I was contacted in Feb 2008 and asked to participate. Flattered to be considered (and contacted) by someone at Forbes.com I readily accepted. I was told that we would be paid per impression and not by click, and that from time to time posts from bloggers would be linked or featured somewhere on Forbes.com to be determined. It wasn’t guaranteed, but the prospect of this was exciting. By Mid-April they had even hired a new VP exec to head up the Forbes Blog Network and to kick start media buying and ad sales.

In the last two months I’ve only seen 4 maybe 5 different advertisers launch campaigns in the network. Out of the 55,000 impressions I have personally served, only 5,000 have been paid ads and the remaining 50,000 have been free advertisement for the Forbes Blogging Network (unpaid). CTR has been an abysmal 0.5% or less (due to non-targeted ads), and I have earned a ridiculous $30 to date.

It’s for these reasons that I’m calling “shenanigans” on Forbes and (as you may have already noticed) have removed all ads from my site from them. As a result, my pages now load about 50% quicker as well. I have inquired via email to my account manager twice about the status of the network and my concerns for ads served, but have received no response to date.

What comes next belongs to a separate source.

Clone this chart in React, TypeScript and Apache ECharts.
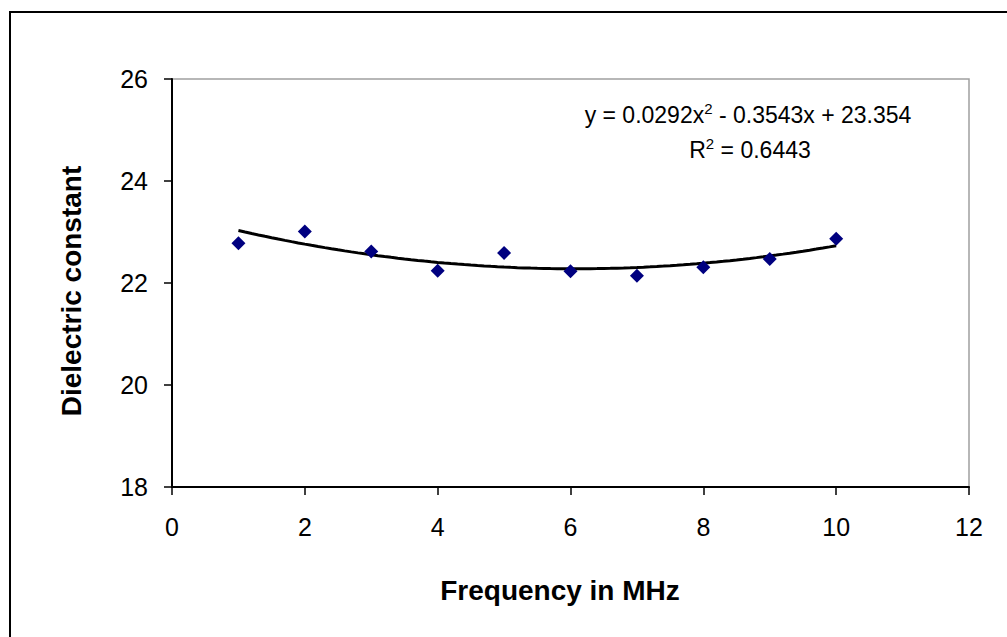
import React, { useEffect, useRef } from "react";
import * as echarts from "echarts";

const frequencies = [1, 2, 3, 4, 5, 6, 7, 8, 9, 10];
const dielectric = [22.78, 23.01, 22.62, 22.24, 22.59, 22.23, 22.14, 22.31, 22.47, 22.87];
// Trendline as stated in the chart: y = a x^2 + b x + c
const trendCoefficients = [0.0292, -0.3543, 23.354];
const equationText = "y = 0.0292x{sup|2} - 0.3543x + 23.354";
const r2Text = "R{sup|2} = 0.6443";
const xTitle = "Frequency in MHz";
const yTitle = "Dielectric constant";

export default function App() {
  const ref = useRef<HTMLDivElement>(null);
  useEffect(() => {
    if (!ref.current) return;
    const chart = echarts.init(ref.current, null, { renderer: "svg" });
    const [a, b, c] = trendCoefficients;
    const trend: number[][] = [];
    const x0 = frequencies[0];
    const x1 = frequencies[frequencies.length - 1];
    const steps = 90;
    for (let i = 0; i <= steps; i++) {
      const x = x0 + ((x1 - x0) * i) / steps;
      trend.push([x, a * x * x + b * x + c]);
    }
    const font = "'Liberation Sans', Arial, sans-serif";
    chart.setOption({
      animation: false,
      backgroundColor: "#ffffff",
      grid: {
        left: 172,
        top: 79,
        right: 38,
        bottom: 150,
        show: true,
        borderColor: "#a0a0a0",
        borderWidth: 1.5,
        backgroundColor: "transparent",
      },
      xAxis: {
        type: "value",
        min: 0,
        max: 12,
        interval: 2,
        splitLine: { show: false },
        axisLine: { show: true, onZero: false, lineStyle: { color: "#000", width: 2 } },
        axisTick: { show: true, length: 8, lineStyle: { color: "#000", width: 1.5 } },
        axisLabel: { color: "#000", fontSize: 25, fontFamily: font, margin: 27 },
      },
      yAxis: {
        type: "value",
        min: 18,
        max: 26,
        interval: 2,
        splitLine: { show: false },
        axisLine: { show: true, onZero: false, lineStyle: { color: "#000", width: 2 } },
        axisTick: { show: true, length: 8, lineStyle: { color: "#000", width: 1.5 } },
        axisLabel: { color: "#000", fontSize: 25, fontFamily: font, margin: 24 },
      },
      series: [
        {
          type: "line",
          data: trend,
          showSymbol: false,
          symbol: "none",
          lineStyle: { color: "#000", width: 3 },
          z: 2,
        },
        {
          type: "scatter",
          data: frequencies.map((f, i) => [f, dielectric[i]]),
          symbol: "diamond",
          symbolSize: [14, 14],
          itemStyle: { color: "#000080", opacity: 1 },
          z: 3,
        },
      ],
      graphic: [
        {
          type: "rect",
          shape: { x: 10, y: 12, width: 1200, height: 800 },
          style: { fill: "none", stroke: "#000", lineWidth: 2 },
          silent: true,
        },
        {
          type: "text",
          x: 748,
          y: 115,
          style: {
            text: equationText,
            fill: "#000",
            font: `23px ${font}`,
            align: "center",
            verticalAlign: "middle",
            rich: {
              sup: { fontSize: 15, verticalAlign: "top", padding: [0, 0, 14, 0], fontFamily: font, fill: "#000" },
            },
          },
        },
        {
          type: "text",
          x: 750,
          y: 150,
          style: {
            text: r2Text,
            fill: "#000",
            font: `23px ${font}`,
            align: "center",
            verticalAlign: "middle",
            rich: {
              sup: { fontSize: 15, verticalAlign: "top", padding: [0, 0, 14, 0], fontFamily: font, fill: "#000" },
            },
          },
        },
        {
          type: "text",
          x: 560,
          y: 590,
          style: {
            text: xTitle,
            fill: "#000",
            font: `bold 28px ${font}`,
            align: "center",
            verticalAlign: "middle",
          },
        },
        {
          type: "text",
          x: 71,
          y: 291,
          rotation: Math.PI / 2,
          style: {
            text: yTitle,
            fill: "#000",
            font: `bold 28px ${font}`,
            align: "center",
            verticalAlign: "middle",
          },
        },
      ],
    });
    return () => chart.dispose();
  }, []);
  return (
    <div
      ref={ref}
      style={{ position: "absolute", left: 0, top: 0, width: 1007, height: 637, background: "#fff" }}
    />
  );
}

There are lessons to be learned here:

First – just because you are a well respected (print) company doesn’t mean you can start up a new (web) advertising network and be successful overnight. Especially when it’s a “blogging” network and those in charge aren’t bloggers OR familiar with the Blogosphere.

Second – when you deal with bloggers, don’t be surprised when they write about the details of dealing with you. Take this into consideration when you ignore their emails.

Third – as a blogger, feel free to try new forms of monetization and exposure – but don’t be afraid to kick them to the curb if you don’t get results.

I’m sure someone’s getting paid on the Forbes Blogging Network, but I have a feeling it’s a stocks or trading site with 50,000 pageviews per day and not me.